Now consider the variable “whether or not the person worked closely with someone who smoked.” This variable is possibly associated with the response variable (someone who works closely with a smoker would be slightly more likely to get lung cancer (‘passive smoking’) than someone who does not (Taylor et al. 2001)), but is very unlikely to be associated with owning a cigarette lighter (whether or not someone owns a cigarette lighter probably doesn’t depend on whether or not they work closely with a smoker).

Hence, if that information was recorded, it would be an extraneous variable (but not a confounding variable).

If that variable was not recorded, the variation it produces in the response variable would just end up as part of the chance variation.
An example of a lurking variable

FIGURE 6.5: An example of a lurking variable

To clarify (Table 6.1):

  • Extraneous variables are all related to the response variable, by definition.
  • Some extraneous variables are also called confounding variables: if they are also related to the explanatory variable.
  • Some confounding variables are also called lurking variables: if they are not measured, assessed, described or recorded.

Some unknown extraneous variables will be associated with the response variable only, and so become part of variation due to chance (i.e., unexplained).
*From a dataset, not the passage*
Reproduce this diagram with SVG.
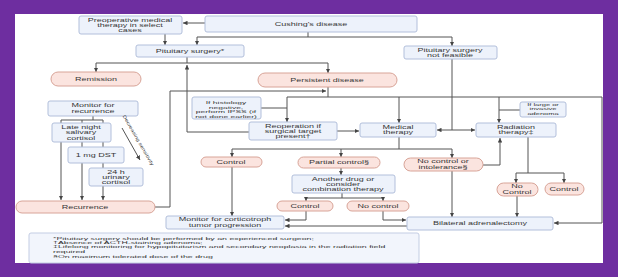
<svg xmlns="http://www.w3.org/2000/svg" width="618" height="277" viewBox="0 0 618 277">
<style>
.bx{fill:#edf2fb;stroke:#b2bfdb;stroke-width:1}
.pl{fill:#fbe4df;stroke:#d8a498;stroke-width:1}
.fn{fill:#f2f5fc;stroke:#c3cde3;stroke-width:1}
text{font-family:"Liberation Sans",Arial,sans-serif;font-size:9px;fill:#363636;text-anchor:middle}
.sm{font-size:8.5px}
.xs{font-size:7.5px}
.ft{font-size:8.8px;text-anchor:start}
.rot{font-size:6px}
.c{fill:none;stroke:#555;stroke-width:1}
.ca{fill:none;stroke:#555;stroke-width:1;marker-end:url(#ah)}
</style>
<defs>
<marker id="ah" viewBox="0 0 6 6" refX="6" refY="3" markerWidth="4.5" markerHeight="4.5" markerUnits="userSpaceOnUse" orient="auto"><path d="M0,0L6,3L0,6z" fill="#444"/></marker>
</defs>
<rect x="0" y="0" width="618" height="277" fill="#6e2ea0"/>
<rect x="15" y="14" width="588" height="249" fill="#ffffff"/>

<g id="connectors">
<path class="ca" d="M205,23H183"/>
<path class="c" d="M308,32V37M197,37H452"/>
<path class="ca" d="M197,37V45"/>
<path class="ca" d="M452,37V46"/>
<path class="ca" d="M165,34V45"/>
<path class="c" d="M187,57V63M96,63H328"/>
<path class="ca" d="M96,63V72"/>
<path class="ca" d="M328,63V73"/>
<path class="ca" d="M249,132H187V65"/>
<path class="ca" d="M155,207H170V91H326"/>
<path class="c" d="M328,87V97M287,97H602"/>
<path class="ca" d="M602,97V223H554"/>
<path class="ca" d="M287,97V122"/>
<path class="c" d="M261,108H287"/>
<path class="ca" d="M399,97V123"/>
<path class="ca" d="M499,97V123"/>
<path class="c" d="M520,110H499"/>
<path class="c" d="M452,59V130"/>
<path class="ca" d="M452,130H437"/>
<path class="ca" d="M452,130H475"/>
<path class="ca" d="M337,131H359"/>
<path class="c" d="M399,137V149M232,149H452"/>
<path class="ca" d="M232,149V157"/>
<path class="ca" d="M341,149V157"/>
<path class="ca" d="M452,149V158"/>
<path class="ca" d="M452,171V217"/>
<path class="ca" d="M483,165H500V138"/>
<path class="c" d="M528,137V173M516,173H564"/>
<path class="ca" d="M516,173V183"/>
<path class="ca" d="M564,173V183"/>
<path class="ca" d="M517,196V217"/>
<path class="c" d="M93,116V120M61,120H103"/>
<path class="ca" d="M61,120V200"/>
<path class="ca" d="M82,120V200"/>
<path class="ca" d="M103,120V200"/>
<path class="ca" d="M122,128L140,160"/>
<path class="ca" d="M232,167V216"/>
<path class="ca" d="M341,168V175"/>
<path class="c" d="M342,193V198M306,198H383"/>
<path class="ca" d="M306,198V201"/>
<path class="ca" d="M383,198V201"/>
<path class="ca" d="M306,211V220H285"/>
<path class="ca" d="M383,211V220H406"/>
<path class="ca" d="M407,226H285"/>
</g>

<g id="cushing"><rect class="bx" x="205" y="16" width="212" height="16" rx="2"/><text transform="translate(311,25.7) scale(1,0.52)">Cushing's disease</text></g>
<g id="preop"><rect class="bx" x="79" y="16" width="103" height="18" rx="2"/><text transform="translate(130,21.7) scale(1,0.52)"><tspan x="0" dy="0">Preoperative medical</tspan><tspan x="0" dy="10">therapy in select</tspan><tspan x="0" dy="10">cases</tspan></text></g>
<g id="pitsurg"><rect class="bx" x="136" y="45" width="108" height="12" rx="2"/><text transform="translate(190,52.7) scale(1,0.52)">Pituitary surgery*</text></g>
<g id="notfeasible"><rect class="bx" x="404" y="46" width="93" height="13" rx="2"/><text transform="translate(450,51.7) scale(1,0.52)"><tspan x="0" dy="0">Pituitary surgery</tspan><tspan x="0" dy="10">not feasible</tspan></text></g>
<g id="remission"><rect class="pl" x="51" y="72" width="90" height="14" rx="7"/><text transform="translate(96,80.7) scale(1,0.52)">Remission</text></g>
<g id="persistent"><rect class="pl" x="258" y="73" width="139" height="14" rx="7"/><text transform="translate(327,81.7) scale(1,0.52)">Persistent disease</text></g>
<g id="monitorrec"><rect class="bx" x="48" y="101" width="90" height="15" rx="2"/><text transform="translate(93,107.4) scale(1,0.52)"><tspan x="0" dy="0">Monitor for</tspan><tspan x="0" dy="10">recurrence</tspan></text></g>
<g id="latenight"><rect class="bx" x="52" y="123" width="59" height="19" rx="2"/><text transform="translate(81,129.2) scale(1,0.52)"><tspan x="0" dy="0">Late night</tspan><tspan x="0" dy="10">salivary</tspan><tspan x="0" dy="10">cortisol</tspan></text></g>
<g id="dst"><rect class="bx" x="68" y="147" width="56" height="16" rx="2"/><text transform="translate(96,156.7) scale(1,0.52)">1 mg DST</text></g>
<g id="urinary"><rect class="bx" x="89" y="168" width="54" height="18" rx="2"/><text transform="translate(116,173.7) scale(1,0.52)"><tspan x="0" dy="0">24 h</tspan><tspan x="0" dy="10">urinary</tspan><tspan x="0" dy="10">cortisol</tspan></text></g>
<g id="sens"><text class="rot" transform="translate(137,141) rotate(60) scale(1,0.75)">Decreasing sensitivity</text></g>
<g id="recurrence"><rect class="pl" x="16" y="201" width="139" height="12" rx="6"/><text transform="translate(85,208.7) scale(1,0.52)">Recurrence</text></g>
<g id="histology"><rect class="bx" x="192" y="97" width="69" height="22" rx="2"/><text class="sm" transform="translate(226,104) scale(1,0.5)"><tspan x="0" dy="0">If histology</tspan><tspan x="0" dy="9.4">negative,</tspan><tspan x="0" dy="9.4">perform IPSS (if</tspan><tspan x="0" dy="9.4">not done earlier)</tspan></text></g>
<g id="reoperation"><rect class="bx" x="249" y="122" width="88" height="18" rx="2"/><text transform="translate(293,127.7) scale(1,0.52)"><tspan x="0" dy="0">Reoperation if</tspan><tspan x="0" dy="10">surgical target</tspan><tspan x="0" dy="10">present†</tspan></text></g>
<g id="medical"><rect class="bx" x="360" y="123" width="76" height="14" rx="2"/><text transform="translate(398,129) scale(1,0.52)"><tspan x="0" dy="0">Medical</tspan><tspan x="0" dy="10">therapy</tspan></text></g>
<g id="radiation"><rect class="bx" x="476" y="123" width="80" height="14" rx="2"/><text transform="translate(516,129) scale(1,0.52)"><tspan x="0" dy="0">Radiation</tspan><tspan x="0" dy="10">therapy‡</tspan></text></g>
<g id="large"><rect class="bx" x="520" y="102" width="46" height="15" rx="2"/><text class="xs" transform="translate(543,105.9) scale(1,0.52)"><tspan x="0" dy="0">If large or</tspan><tspan x="0" dy="8.4">invasive</tspan><tspan x="0" dy="8.4">adenoma</tspan></text></g>
<g id="control1"><rect class="pl" x="201" y="157" width="61" height="10" rx="5"/><text transform="translate(231,163.7) scale(1,0.52)">Control</text></g>
<g id="partial"><rect class="pl" x="298" y="157" width="82" height="11" rx="5.5"/><text transform="translate(339,164.2) scale(1,0.52)">Partial control§</text></g>
<g id="intolerance"><rect class="pl" x="404" y="158" width="79" height="13" rx="6.5"/><text transform="translate(443,163.4) scale(1,0.52)"><tspan x="0" dy="0">No control or</tspan><tspan x="0" dy="10">intolerance§</tspan></text></g>
<g id="another"><rect class="bx" x="292" y="175" width="103" height="18" rx="2"/><text transform="translate(343,181) scale(1,0.52)"><tspan x="0" dy="0">Another drug or</tspan><tspan x="0" dy="10">consider</tspan><tspan x="0" dy="10">combination therapy</tspan></text></g>
<g id="control2"><rect class="pl" x="277" y="201" width="56" height="10" rx="5"/><text transform="translate(305,207.7) scale(1,0.52)">Control</text></g>
<g id="nocontrol2"><rect class="pl" x="347" y="201" width="62" height="10" rx="5"/><text transform="translate(378,207.7) scale(1,0.52)">No control</text></g>
<g id="monitortumor"><rect class="bx" x="166" y="216" width="118" height="13" rx="2"/><text transform="translate(225,221.4) scale(1,0.52)"><tspan x="0" dy="0">Monitor for corticotroph</tspan><tspan x="0" dy="10">tumor progression</tspan></text></g>
<g id="bilateral"><rect class="bx" x="407" y="217" width="146" height="13" rx="2"/><text transform="translate(480,225.2) scale(1,0.52)">Bilateral adrenalectomy</text></g>
<g id="nocontrol3"><rect class="pl" x="497" y="183" width="41" height="13" rx="6.5"/><text transform="translate(517,188.4) scale(1,0.52)"><tspan x="0" dy="0">No</tspan><tspan x="0" dy="10">Control</tspan></text></g>
<g id="control3"><rect class="pl" x="545" y="183" width="39" height="12" rx="6"/><text transform="translate(564,190.7) scale(1,0.52)">Control</text></g>
<g id="footnotes"><rect class="fn" x="29" y="233" width="390" height="30" rx="2"/>
<text class="ft" transform="translate(53,240) scale(1,0.43)">*Pituitary surgery  should be performed by an experienced surgeon;</text>
<text class="ft" transform="translate(53,244.2) scale(1,0.43)">†Absence of ACTH-staining adenoma;</text>
<text class="ft" transform="translate(53,248.4) scale(1,0.43)">‡Lifelong monitoring for hypopituitarism and secondary neoplasia in the radiation field</text>
<text class="ft" transform="translate(53,252.6) scale(1,0.43)">required</text>
<text class="ft" transform="translate(53,257.5) scale(1,0.43)">§On maximum tolerated dose of the drug</text>
</g>
</svg>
These terms are not always used consistently by all researchers (Flanagan-Hyde 2005).

TABLE 6.1: The relationship between the population and the individuals
Type Associated with response Associated with response and explanatory
Measured or observed No special name: extraneous Confounding (not lurking)
Not measured or observed Becomes part of ‘chance’ Lurking

To avoid lurking variables, researcher generally collect lots of information about the individuals in the study (such as age and sex if the study involves people) and circumstances of the study (such as the temperature) that may be relevant, in case they are confounding variables.

Example 6.5 (Lurking variables) Consider the relationship between the number of fatalities in an incident, and number of paramedics sent to the incident. ‘Severity of the incident’ is the lurking variable, since more severe accidents would have more paramedics attending (in general), and also have more fatalities (in general).
Think 6.1 (Extraneous variables) Can you think of any other possible extraneous variables in the letter-typing study (Example 5.4)?

References

Dunn PK, Carey MD, Richardson AM, McDonald C. Learning the language of statistics: Challenges and teaching approaches. Statistics Education Research Journal. 2016;15(1).
Flanagan-Hyde P. Confound it! I can’t keep these variables straight. STATS: The Magazine for Students of Statistics. 2005;43:21–3.
Taylor R, Gumming R, Woodward A, Black M. Passive smoking and lung cancer: A cumulative meta-analysis. Australian and New Zealand Journal of Public Health. Wiley Online Library; 2001;25(3):203–11.